As it turns out, this is the point of Miss Novak's program. She keeps a few things about it to herself, such as the fact that it possesses a religious angle, as she prays to some divine maternal figure about "saving" all these kids, and the ultimate, unbelievable goal of "conscious eating." She basically believes that human beings don't need to eat food in order to survive, and while student Ben (Samuel D Anderson) is rightly suspicious of such an outlandish claim, it's not long before this quartet, along with classmate Helen (Gwen Currant), stop eating entirely for an assortment of reasons.

Some are fears about the future of the world, which would seem reasonable in general but here are contextualized as unnecessary fearmongering. Some, such as in the case of Ben, are the results of old-fashioned peer pressure, although the movie is so vague in its ideas that we never actually see or believe this kid's transformation, and in Fred's case, it's because Miss Novak treats him with the kind of attention, affection, and respect that don't come from his parents. Otherwise, the kids are basically doing exactly what they want to, but now, they have an excuse that justifies their behavior from an authority figure whom their parents intrinsically trust.
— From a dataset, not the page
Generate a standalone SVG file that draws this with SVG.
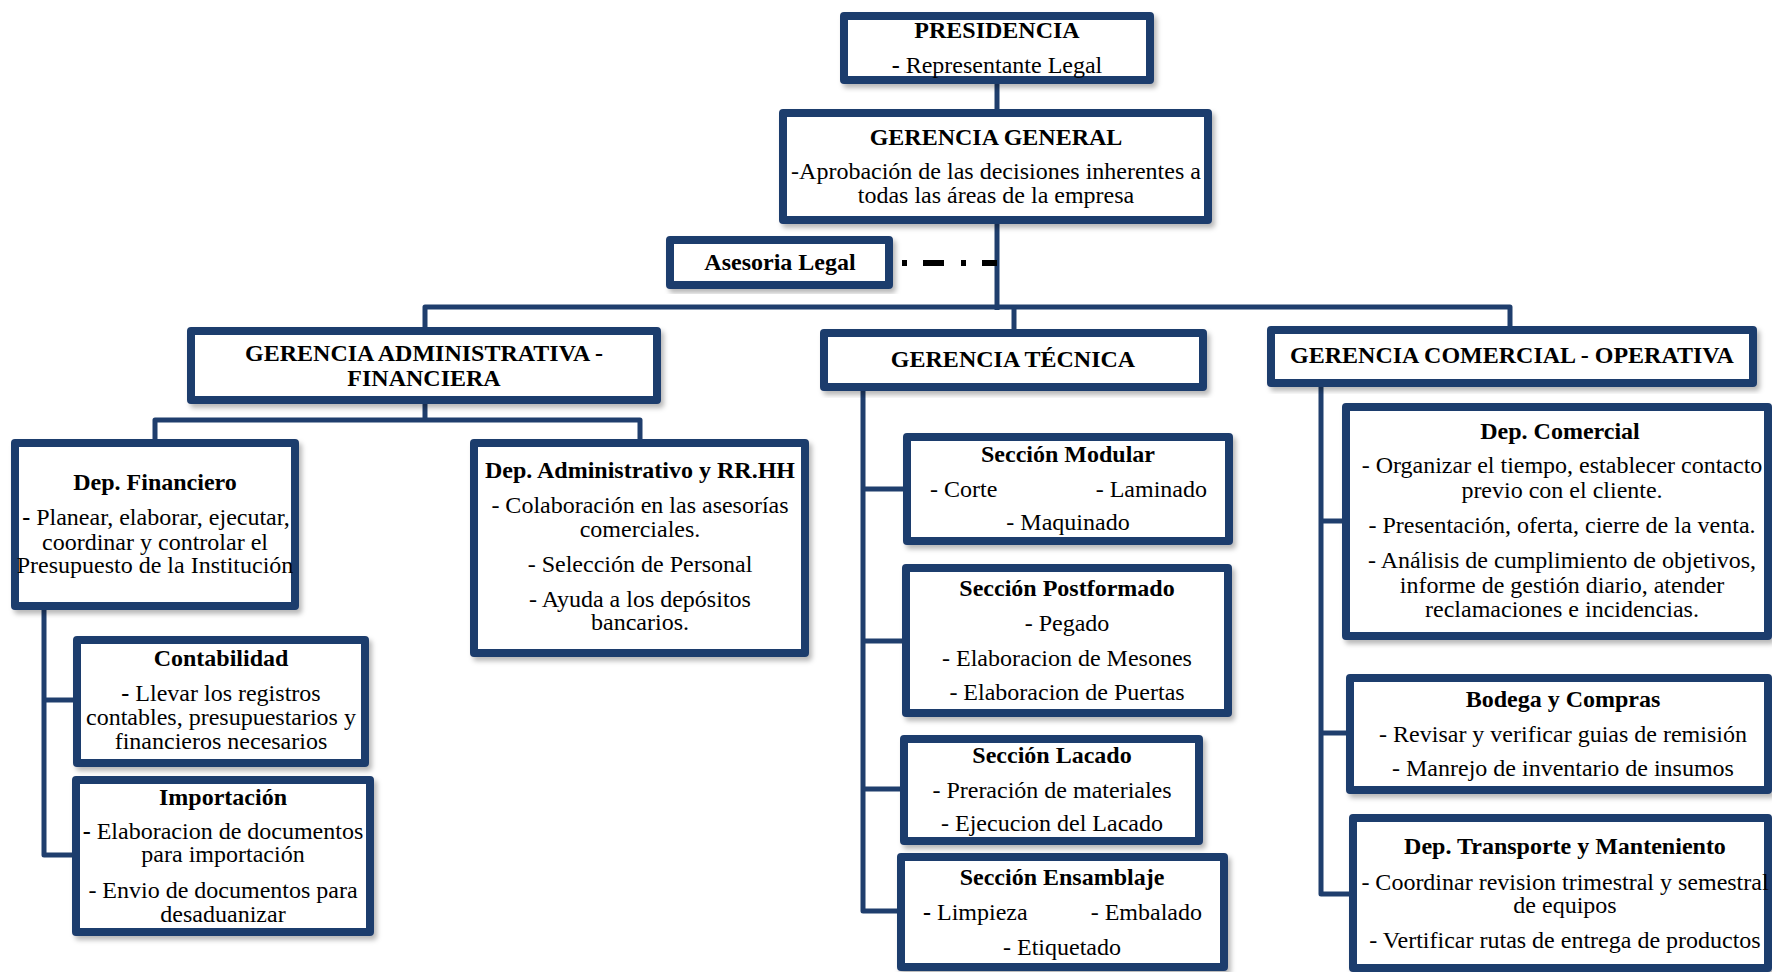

To be clear, there's nothing inherently wrong with a story such as this one, which distrusts authority and questions why parents are so keen to give up some influence of their children to a relative stranger. If anything, the movie makes a good case that teachers shouldn't be strangers to parents and that education shouldn't be a one-way street.

The problem is that Hausner and co-screenwriter Géraldine Bajard take this self-apparent notion to such an extreme that it turns teachers into sinister manipulators or ignorant accomplices (The principal, played by Sidse Babett Knudsen, misses the obvious, even when Miss Novak tells it to her plainly), parents into people who mean too well to do any good, and students into idiots who will believe anything and need to be told how to live—just not, apparently, in any manner or with any opinion that the filmmakers think could lead to dangerous consequences.

What are those manners and opinions, though? Club Zero pretty much lets us know without saying anything especially outright, and maybe the way that attitude reflects some real-world conspiracies about education makes this satire feel particularly sour. Mainly, it's just thin and repetitive in terms of its single joke.